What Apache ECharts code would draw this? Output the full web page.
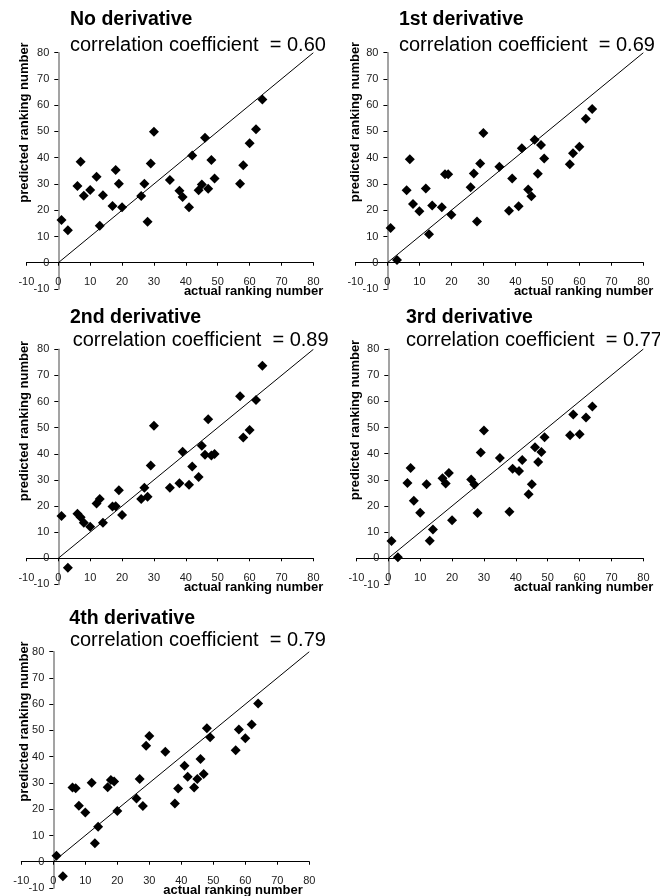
<!DOCTYPE html>
<html><head><meta charset="utf-8">
<script src="https://cdn.jsdelivr.net/npm/echarts@6/dist/echarts.min.js"></script>
<style>html,body{margin:0;padding:0;background:#fff}#c{width:660px;height:896px}</style>
</head><body><div id="c"></div>
<script>
// ---- data ----
const actualRank = [1,3,6,7,8,10,12,13,14,17,18,19,20,26,27,28,29,30,35,38,39,41,42,44,45,46,47,48,49,57,58,60,62,64];
const predNoDeriv = [16.3,12.4,29.2,38.5,25.5,27.7,32.8,14.1,25.7,21.6,35.3,30.1,21.1,25.4,30.1,15.6,37.8,49.9,31.5,27.4,25.0,21.1,40.8,27.6,29.8,47.6,28.2,39.1,32.1,30.1,37.1,45.5,50.8,62.2];
const pred1stDeriv = [13.2,1.0,27.6,39.4,22.4,19.6,28.3,10.9,21.8,21.1,33.7,33.7,18.3,28.8,34.0,15.7,37.8,49.4,36.6,19.8,32.1,21.5,43.6,27.9,25.3,46.8,33.9,44.8,39.7,37.5,41.7,44.2,54.8,58.6];
const pred2ndDeriv = [16.2,-3.6,17.0,15.7,13.6,12.1,21.0,22.7,13.6,19.8,19.9,26.0,16.6,22.7,27.0,23.6,35.5,50.7,27.0,28.7,40.8,28.1,35.1,31.1,43.1,39.6,53.2,39.3,39.9,62.0,46.2,49.1,60.6,73.7];
const pred3rdDeriv = [6.6,0.4,28.8,34.5,22.0,17.4,28.3,6.7,11.0,30.6,28.6,32.6,14.6,30.1,28.2,17.3,40.4,48.9,38.3,17.8,34.2,33.4,37.6,24.5,28.3,42.5,36.8,40.6,46.3,47.0,55.0,47.4,53.8,58.0];
const pred4thDeriv = [2.3,-5.5,28.3,28.0,21.3,18.8,30.1,7.0,13.3,28.4,31.1,30.6,19.3,24.1,31.5,21.2,44.2,47.9,41.9,22.2,27.9,36.6,32.4,28.3,31.5,39.1,33.4,50.8,47.4,42.5,50.4,47.0,52.3,60.3];
const panelNames = ['No derivative','1st derivative','2nd derivative','3rd derivative','4th derivative'];
const corrValues = ['0.60','0.69','0.89','0.77','0.79'];
const axisMin = -10, axisMax = 80, axisStep = 10;
const diagonal = [0, 80];
const xAxisTitle = 'actual ranking number';
const yAxisTitle = 'predicted ranking number';

// ---- layout (pixels) ----
const grids = [
  {left:26.4, top:52.7, width:287, height:236.3},
  {left:355.4, top:52.7, width:288, height:236.3},
  {left:26.4, top:349.3, width:287, height:235.1},
  {left:356.4, top:349.0, width:287, height:235.5},
  {left:21.3, top:651.7, width:288, height:236.3}
];
const titlePos = [[70,20.7,70,46.7],[399,20.7,399,46.7],[70,319.5,72.7,341.7],[406,319.5,406,341.7],[69.3,620.5,70,641.5]];
const yTitlePos = [[24,122.5],[355,122],[24,421],[355,420],[24,721.5]];
const xTitlePos = [[323.3,291.7],[653.3,291.7],[323.3,587.5],[653.3,587.5],[302.7,890]];

const predSets = [predNoDeriv, pred1stDeriv, pred2ndDeriv, pred3rdDeriv, pred4thDeriv];
const FONT = '"Liberation Sans", Arial, sans-serif';
const zeroFrac = (0 - axisMin) / (axisMax - axisMin);

const option = {animation:false, grid:[], xAxis:[], yAxis:[], series:[], graphic:[]};
predSets.forEach((ys, i) => {
  const g = grids[i];
  option.grid.push(Object.assign({containLabel:false}, g));
  // axes cross at 0: shift each axis inward by the (0 - min) span
  option.xAxis.push({
    type:'value', gridIndex:i, min:axisMin, max:axisMax, interval:axisStep,
    position:'bottom', offset: -g.height * zeroFrac,
    splitLine:{show:false},
    axisLine:{show:true, onZero:false, lineStyle:{color:'#000', width:1}},
    axisTick:{show:true, length:3, lineStyle:{color:'#000'}},
    axisLabel:{show:true, showMinLabel:true, showMaxLabel:true, margin:14, fontSize:11, color:'#1a1a1a', fontFamily:FONT}
  });
  option.yAxis.push({
    type:'value', gridIndex:i, min:axisMin, max:axisMax, interval:axisStep,
    position:'left', offset: -g.width * zeroFrac,
    splitLine:{show:false},
    axisLine:{show:true, onZero:false, lineStyle:{color:'#858585', width:1.5}},
    axisTick:{show:true, length:4, lineStyle:{color:'#000'}},
    axisLabel:{show:true, showMinLabel:true, showMaxLabel:true, margin:9, fontSize:11, color:'#1a1a1a', fontFamily:FONT}
  });
  option.series.push({
    type:'line', xAxisIndex:i, yAxisIndex:i, silent:true, symbol:'none',
    data:[[diagonal[0],diagonal[0]],[diagonal[1],diagonal[1]]],
    lineStyle:{color:'#000', width:1}, z:2
  });
  option.series.push({
    type:'scatter', xAxisIndex:i, yAxisIndex:i, symbol:'diamond', symbolSize:10,
    data: actualRank.map((x, k) => [x, ys[k]]),
    itemStyle:{color:'#000', opacity:1}, z:3
  });
  const tp = titlePos[i];
  option.graphic.push({type:'text', left:tp[0], top:tp[1]-11.5, style:{text:panelNames[i], font:'bold 19.5px ' + FONT, fill:'#000'}});
  option.graphic.push({type:'text', left:tp[2], top:tp[3]-11.5, style:{text:'correlation coefficient  = ' + corrValues[i], font:'20px ' + FONT, fill:'#000'}});
  const yp = yTitlePos[i];
  option.graphic.push({type:'text', x:yp[0], y:yp[1], rotation:Math.PI/2,
    style:{text:yAxisTitle, font:'bold 13px ' + FONT, fill:'#000', align:'center', verticalAlign:'middle', textAlign:'center', textVerticalAlign:'middle'}});
  const xp = xTitlePos[i];
  option.graphic.push({type:'text', x:xp[0], y:xp[1],
    style:{text:xAxisTitle, font:'bold 13px ' + FONT, fill:'#000', align:'right', verticalAlign:'middle', textAlign:'right', textVerticalAlign:'middle'}});
});

const chart = echarts.init(document.getElementById('c'));
chart.setOption(option);
</script>
</body></html>
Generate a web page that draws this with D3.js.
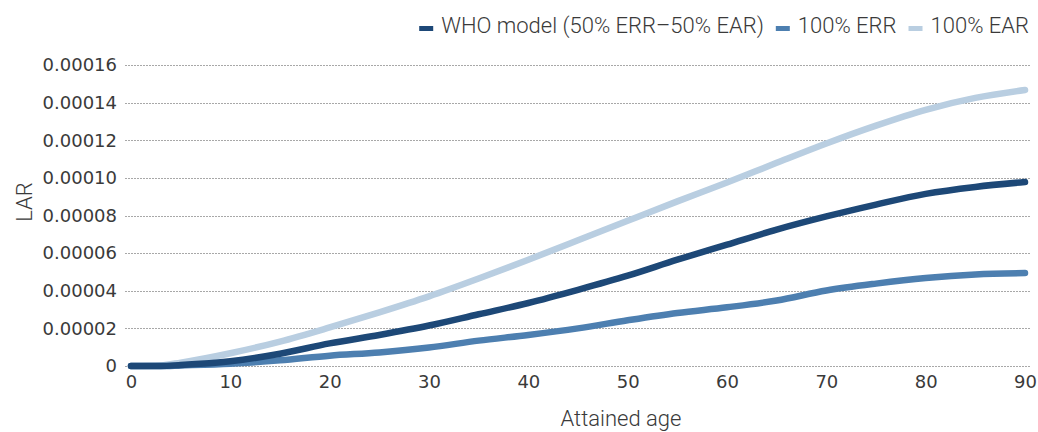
<!DOCTYPE html>
<html>
<head>
<meta charset="utf-8">
<script src="https://cdn.jsdelivr.net/npm/d3@7"></script>
<style>
  body { margin: 0; background: #fff; }
  text { fill: #3a3a3a; }
</style>
</head>
<body>
<div id="chart"></div>
<script>
// attained age (years) and lifetime attributable risk for each model
var ages =     [0, 3, 5, 10, 15, 20, 25, 30, 35, 40, 45, 50, 55, 60, 65, 70, 75, 80, 85, 90];
var whoModel = [0, 0, 0.0000005, 0.0000025, 0.0000065, 0.000012, 0.0000165, 0.0000215, 0.0000275, 0.0000335,
                0.0000405, 0.000048, 0.0000565, 0.0000645, 0.0000725, 0.0000795, 0.0000858, 0.0000915, 0.0000952, 0.0000978];
var err100 =   [0, 0, 0.0000003, 0.0000012, 0.000003, 0.0000055, 0.0000072, 0.0000098, 0.0000135, 0.0000165,
                0.00002, 0.0000243, 0.0000282, 0.0000312, 0.0000348, 0.0000401, 0.0000438, 0.0000468, 0.0000487, 0.0000494];
var ear100 =   [0, 0.0000003, 0.0000018, 0.0000068, 0.000013, 0.0000205, 0.0000285, 0.000037, 0.0000465, 0.0000565,
                0.0000668, 0.0000772, 0.0000875, 0.0000975, 0.000108, 0.0001183, 0.0001278, 0.0001362, 0.0001425, 0.0001467];
var xTicks = [0, 10, 20, 30, 40, 50, 60, 70, 80, 90];
var yTicks = [0, 0.00002, 0.00004, 0.00006, 0.00008, 0.0001, 0.00012, 0.00014, 0.00016];
var yTickLabels = ["0", "0.00002", "0.00004", "0.00006", "0.00008", "0.00010", "0.00012", "0.00014", "0.00016"];
var seriesNames = ["WHO model (50% ERR\u201350% EAR)", "100% ERR", "100% EAR"];
var seriesColors = ["#1d4877", "#4d7fb0", "#b9cee1"];

var width = 1038, height = 432;
var margin = {left: 131, right: 13, top: 65, bottom: 66};
var titleFont = "Roboto";

var svg = d3.select("#chart").append("svg")
    .attr("width", width)
    .attr("height", height);

var x = d3.scaleLinear().domain([0, 90]).range([margin.left, width - margin.right]);
var y = d3.scaleLinear().domain([0, 0.00016]).range([height - margin.bottom, margin.top]);

// horizontal grid lines
svg.append("g")
    .selectAll("line")
    .data(yTicks)
    .enter()
    .append("line")
    .attr("x1", x(0) - 6)
    .attr("x2", x(90) + 6)
    .attr("y1", function(d){ return Math.round(y(d)) + 0.5; })
    .attr("y2", function(d){ return Math.round(y(d)) + 0.5; })
    .style("stroke", "#a8a8a8")
    .style("stroke-width", 1)
    .style("stroke-dasharray", "2,1");

// y axis labels
var yAxis = d3.axisLeft(y)
    .tickValues(yTicks)
    .tickSize(0)
    .tickPadding(14)
    .tickFormat(function(d, i){ return yTickLabels[i]; });

svg.append("g")
    .attr("transform", "translate(" + x(0) + ",0)")
    .call(yAxis)
    .call(function(g){ g.select(".domain").remove(); })
    .selectAll("text")
    .style("font-family", "'DejaVu Sans'")
    .style("font-size", "18px")
    .style("fill", "#3a3a3a");

// x axis labels
var xAxis = d3.axisBottom(x)
    .tickValues(xTicks)
    .tickSize(0)
    .tickPadding(9);

svg.append("g")
    .attr("transform", "translate(0," + y(0) + ")")
    .call(xAxis)
    .call(function(g){ g.select(".domain").remove(); })
    .selectAll("text")
    .style("font-family", "'DejaVu Sans'")
    .style("font-size", "18px")
    .style("fill", "#3a3a3a");

// axis titles
svg.append("text")
    .attr("transform", "translate(32,202) rotate(-90)")
    .attr("text-anchor", "middle")
    .style("font-family", titleFont)
    .style("font-weight", 300)
    .style("font-size", "22px")
    .text("LAR");

svg.append("text")
    .attr("x", 621)
    .attr("y", 426)
    .attr("text-anchor", "middle")
    .style("font-family", titleFont)
    .style("font-weight", 300)
    .style("font-size", "22px")
    .text("Attained age");

// lines
var line = d3.line()
    .x(function(d){ return x(d[0]); })
    .y(function(d){ return y(d[1]); })
    .curve(d3.curveMonotoneX);

var allSeries = [ear100, err100, whoModel];
var drawColors = [seriesColors[2], seriesColors[1], seriesColors[0]];

svg.append("g")
    .selectAll("path")
    .data(allSeries)
    .enter()
    .append("path")
    .attr("d", function(s){ return line(ages.map(function(a, i){ return [a, s[i]]; })); })
    .style("fill", "none")
    .style("stroke", function(d, i){ return drawColors[i]; })
    .style("stroke-width", 6.5)
    .style("stroke-linecap", "round")
    .style("stroke-linejoin", "round");

// legend, laid out from the right edge
var legend = svg.append("g")
    .selectAll("g")
    .data(seriesNames)
    .enter()
    .append("g");

legend.append("rect")
    .attr("x", 0)
    .attr("y", -7)
    .attr("width", 14)
    .attr("height", 5)
    .style("fill", function(d, i){ return seriesColors[i]; });

legend.append("text")
    .attr("x", 22)
    .attr("y", 0)
    .style("font-family", titleFont)
    .style("font-weight", 300)
    .style("font-size", "22px")
    .text(function(d){ return d; });

var right = 1029;
var nodes = legend.nodes();
for (var i = nodes.length - 1; i >= 0; i--) {
    var w = 22 + d3.select(nodes[i]).select("text").node().getComputedTextLength();
    right -= w;
    d3.select(nodes[i]).attr("transform", "translate(" + right + ",33)");
    right -= 12;
}
</script>
</body>
</html>
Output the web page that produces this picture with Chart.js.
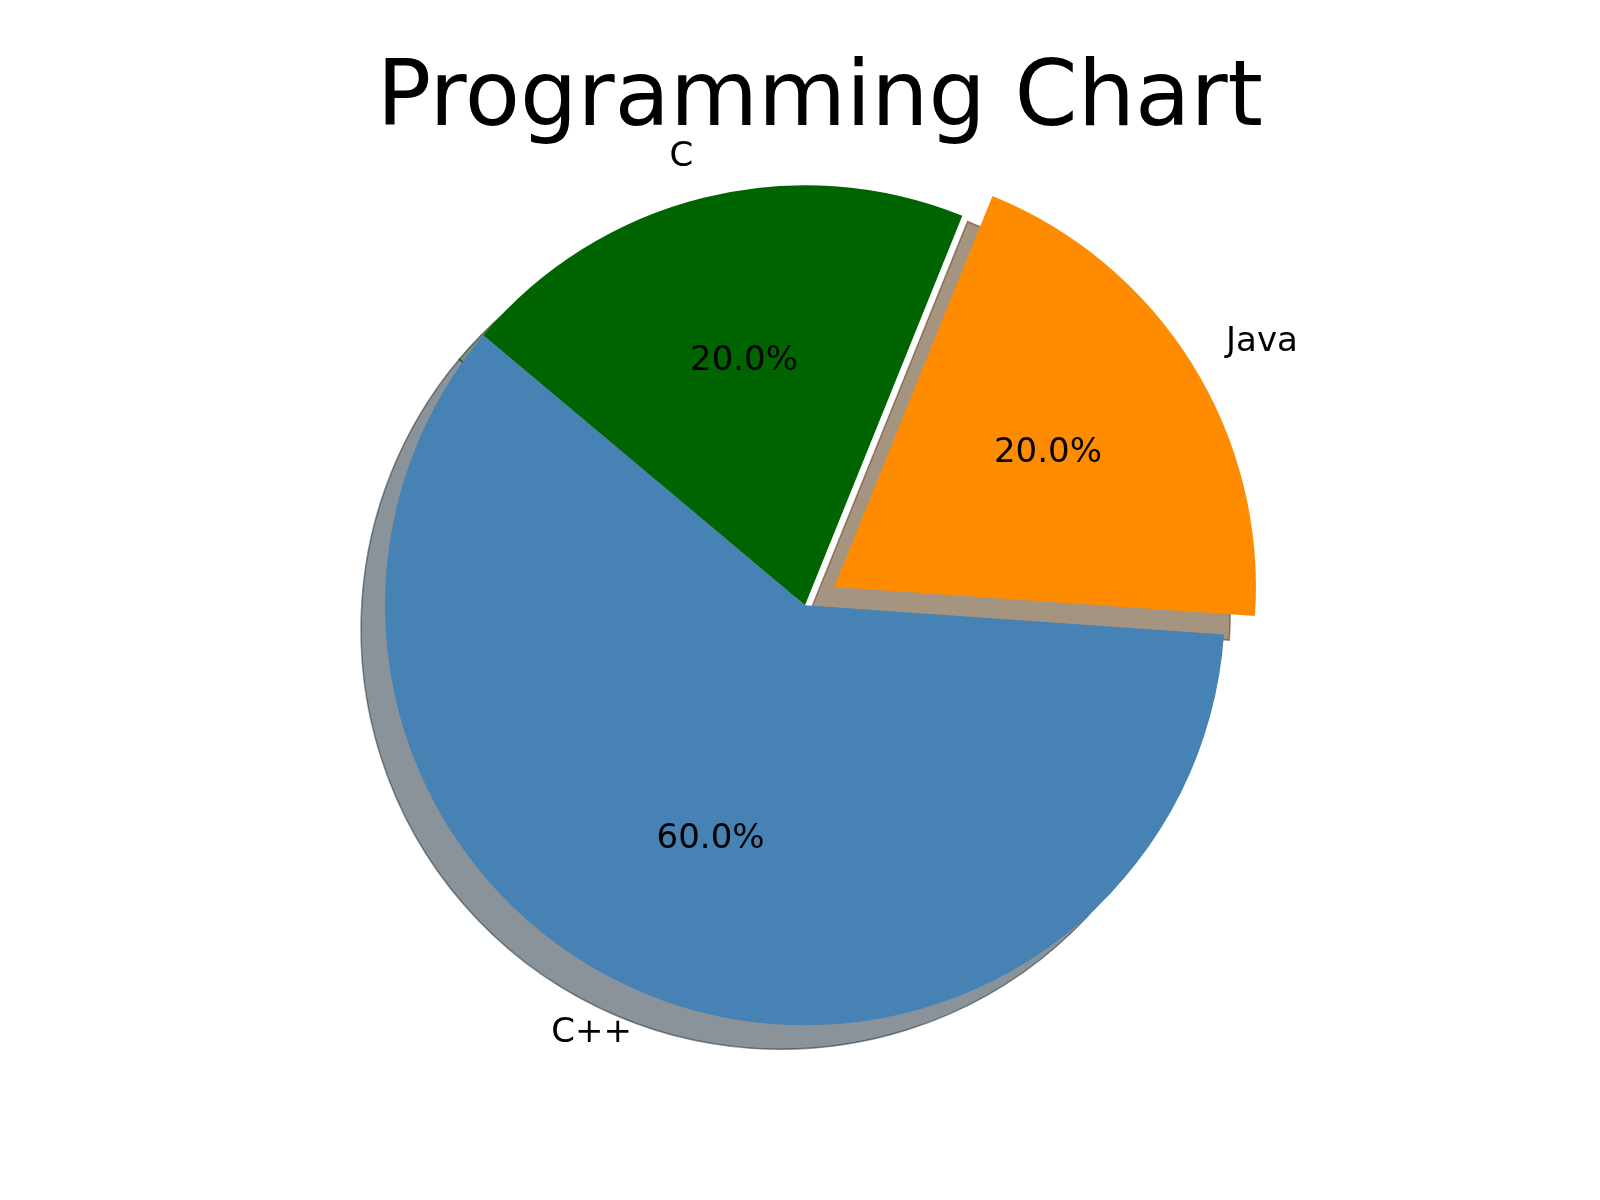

******************************

Take each line of the material that contains the word "page" and list it.

What Apache ECharts code would draw this? Output the full web page.
Generate a web page that draws this with D3.js.
Output the web page that produces this picture with Chart.js.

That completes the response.